Good teaching requires both assessment of learning and assessment for learning. Assessments of learning ensure teachers know students have learned the intended outcomes. These assessments must be designed in such a manner that they provide evidence of the full range of learning outcomes; that is, the methods needed to assess reasoning skills are different from those for factual knowledge. Furthermore, such assessments may need to be adapted to the particular needs of individual students. An ESL student, for example, may need an alternative method of assessment to allow demonstration of understanding. Assessment for learning enables a teacher to incorporate assessments directly into the instructional process and to modify or adapt instruction as needed to ensure student understanding. Such assessments, although used during instruction, must be designed as part of the planning process. These formative assessment strategies are ongoing and may be used by both teachers and students to monitor progress toward understanding the learning outcomes.

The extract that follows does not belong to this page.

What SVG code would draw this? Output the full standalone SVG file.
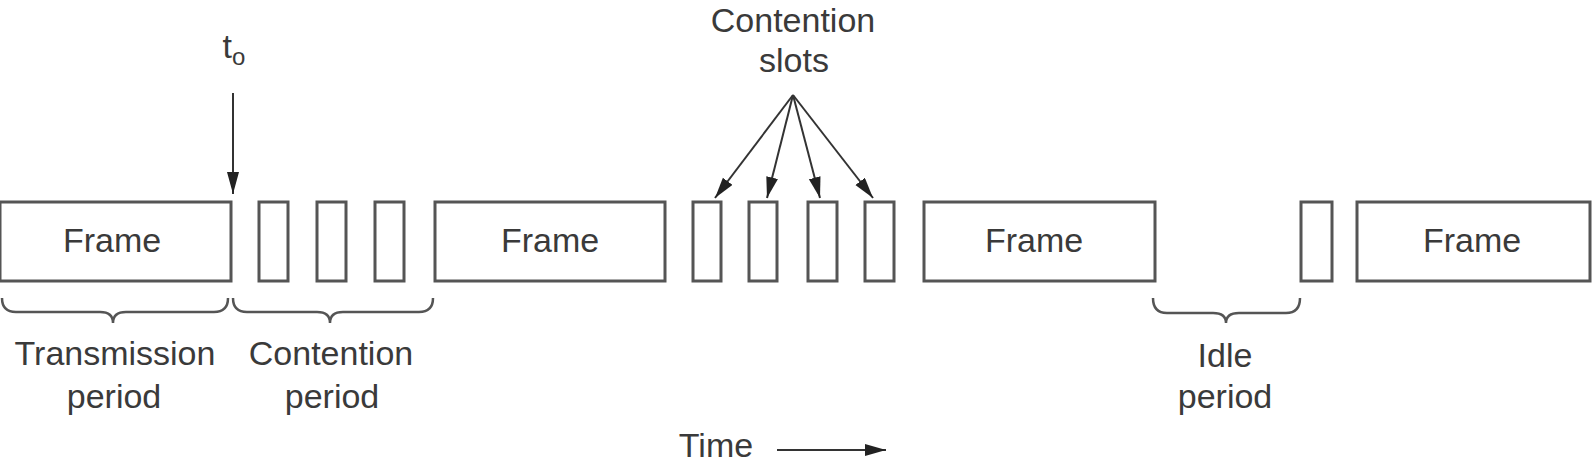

The unit I designed and taught for my senior capstone project helped me practice the idea of "assessment of learning and assessment for learning." I had multiple assessments throughout this unit. The initial and summative assessments were graded following a rubric (see document attached below, pages 38-41). In-lesson assessments (see images below) helped me modify or adapt instruction as we moved through the unit.

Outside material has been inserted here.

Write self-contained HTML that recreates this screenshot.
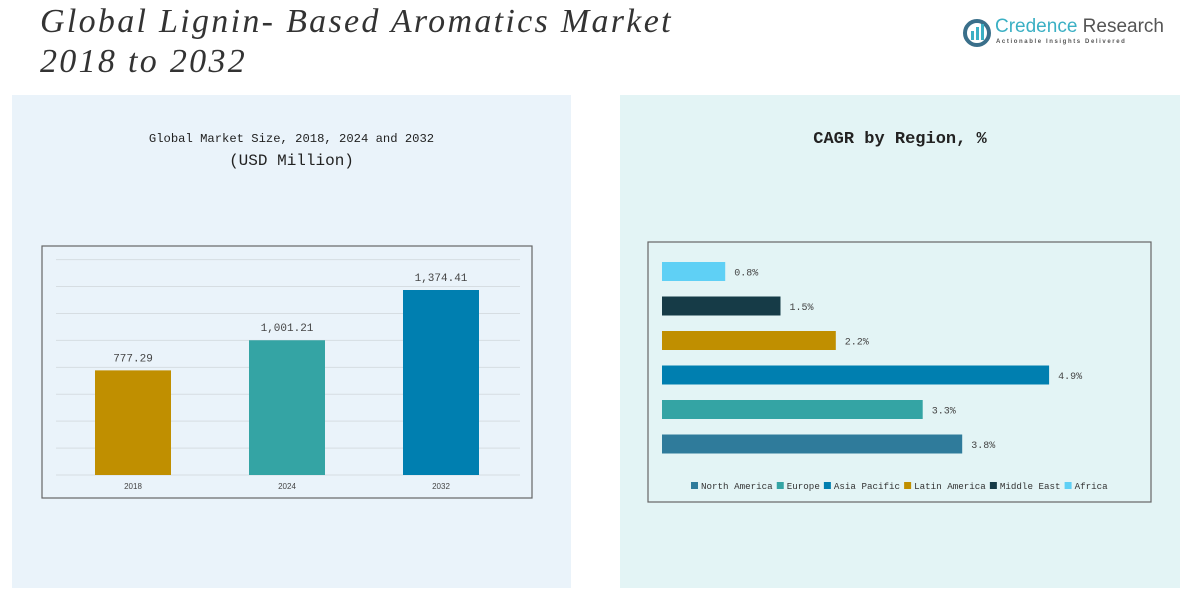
<!DOCTYPE html>
<html><head><meta charset="utf-8"><style>
body{margin:0;width:1195px;height:606px;background:#fff;position:relative;overflow:hidden;font-family:"Liberation Mono",monospace}
.t{position:absolute;white-space:nowrap}
</style></head><body>
<div class="t" style="left:40px;top:2px;font:italic 34px/40px 'Liberation Serif',serif;color:#333;letter-spacing:2.3px">Global Lignin- Based Aromatics Market<br>2018 to 2032</div>
<div style="position:absolute;left:962px;top:16px;width:200px;height:34px">
<svg width="30" height="30" style="position:absolute;left:0;top:2px"><circle cx="15" cy="15" r="12" fill="none" stroke="#3a6f8a" stroke-width="4"/><rect x="9" y="13" width="3" height="9" fill="#3bb0c4"/><rect x="14" y="9" width="3" height="13" fill="#3bb0c4"/><rect x="19" y="6" width="3" height="16" fill="#3bb0c4"/></svg>
<div class="t" style="left:33px;top:0;font:19px 'Liberation Sans',sans-serif;color:#3bb0c4">Credence <span style="color:#555">Research</span></div>
<div class="t" style="left:34px;top:23px;font:bold 6px 'Liberation Sans',sans-serif;color:#555;letter-spacing:1.6px">Actionable Insights Delivered</div>
</div>
<div style="position:absolute;left:12px;top:95px;width:559px;height:493px;background:#eaf3fa"></div>
<div style="position:absolute;left:620px;top:95px;width:560px;height:493px;background:#e3f4f5"></div>
<div class="t" style="left:12px;width:559px;top:128px;text-align:center;font:12.2px/22px 'Liberation Mono',monospace;color:#222">Global Market Size, 2018, 2024 and 2032<br><span style="font-size:16px">(USD Million)</span></div>
<div class="t" style="left:620px;width:560px;top:130px;text-align:center;font:bold 17px 'Liberation Mono',monospace;color:#222">CAGR by Region, %</div>
<svg id="c1" width="1195" height="606" style="position:absolute;left:0;top:0"></svg>
<script>
const years=["2018","2024","2032"];
const sizes=[777.29,1001.21,1374.41];
const sizeLabels=["777.29","1,001.21","1,374.41"];
const regions=["North America","Europe","Asia Pacific","Latin America","Middle East","Africa"];
const cagr=[3.8,3.3,4.9,2.2,1.5,0.8];
const cagrLabels=["3.8%","3.3%","4.9%","2.2%","1.5%","0.8%"];
const yTicks=[0,200,400,600,800,1000,1200,1400,1600];
const barColors=["#c08f00","#34a4a4","#007fb0"];
const regColors=["#2f7b9b","#34a4a4","#007fb0","#c08f00","#163b47","#5fd0f5"];
const NS="http://www.w3.org/2000/svg",svg=document.getElementById('c1');
function mk(t,a,p){const e=document.createElementNS(NS,t);for(const k in a)e.setAttribute(k,a[k]);(p||svg).appendChild(e);return e}
const f1=mk('rect',{x:42,y:246,width:490,height:252,fill:'none',stroke:'#666','stroke-width':1.2});


const y0=475,ys=v=>y0-v*(185/1374.41);
yTicks.forEach(t=>{const l=mk('line',{x1:56,x2:520,y1:ys(t),y2:ys(t),stroke:'#d6dde2','stroke-width':1});

});
const cx=i=>133+i*154;
years.forEach((y,i)=>{
const r=mk('rect',{x:cx(i)-38,y:ys(sizes[i]),width:76,height:y0-ys(sizes[i]),fill:barColors[i]});


const v=mk('text',{x:cx(i),y:ys(sizes[i])-9,'text-anchor':'middle','font-size':11,fill:'#444','font-family':'Liberation Mono'});v.textContent=sizeLabels[i];


const x=mk('text',{x:cx(i),y:489,'text-anchor':'middle','font-size':8,fill:'#444','font-family':'Liberation Sans'});x.textContent=y;


});
const f2=mk('rect',{x:648,y:242,width:503,height:260,fill:'none',stroke:'#666','stroke-width':1.2});


const xs=v=>662+v*79;
regions.forEach((r,i)=>{
const yc=444-i*34.5;
const b=mk('rect',{x:662,y:yc-9.5,width:xs(cagr[i])-662,height:19,fill:regColors[i]});


const t=mk('text',{x:xs(cagr[i])+9,y:yc+4,'font-size':10,fill:'#444','font-family':'Liberation Mono'});t.textContent=cagrLabels[i];


});
let lx=691;
regions.forEach((r,i)=>{
const s=mk('rect',{x:lx,y:482,width:7,height:7,fill:regColors[i]});


const t=mk('text',{x:lx+10,y:489,'font-size':9.2,fill:'#333','font-family':'Liberation Mono'});t.textContent=r;


lx+=10+r.length*5.52+4;
});
</script>
</body></html>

These two images are examples of formative assessments used during instruction for learning. The image to the left was a sorting activity, one column being settings in which it is appropriate to be loud/noisy, the other column being settings in which it is most appropriate to speak in a soft voice. This tested the students' knowledge, but also helped them learn as they applied previous knowledge to knew situations, as did the assessment in the picture above.
By comparing two assessments of learning (post and pre), I was able to select interventions that would target the needs of my student. Because these assessments were designed to "provide evidence of the full range of learning outcomes," I was able to see relevant gaps in student learning and plan to "fill" those gaps.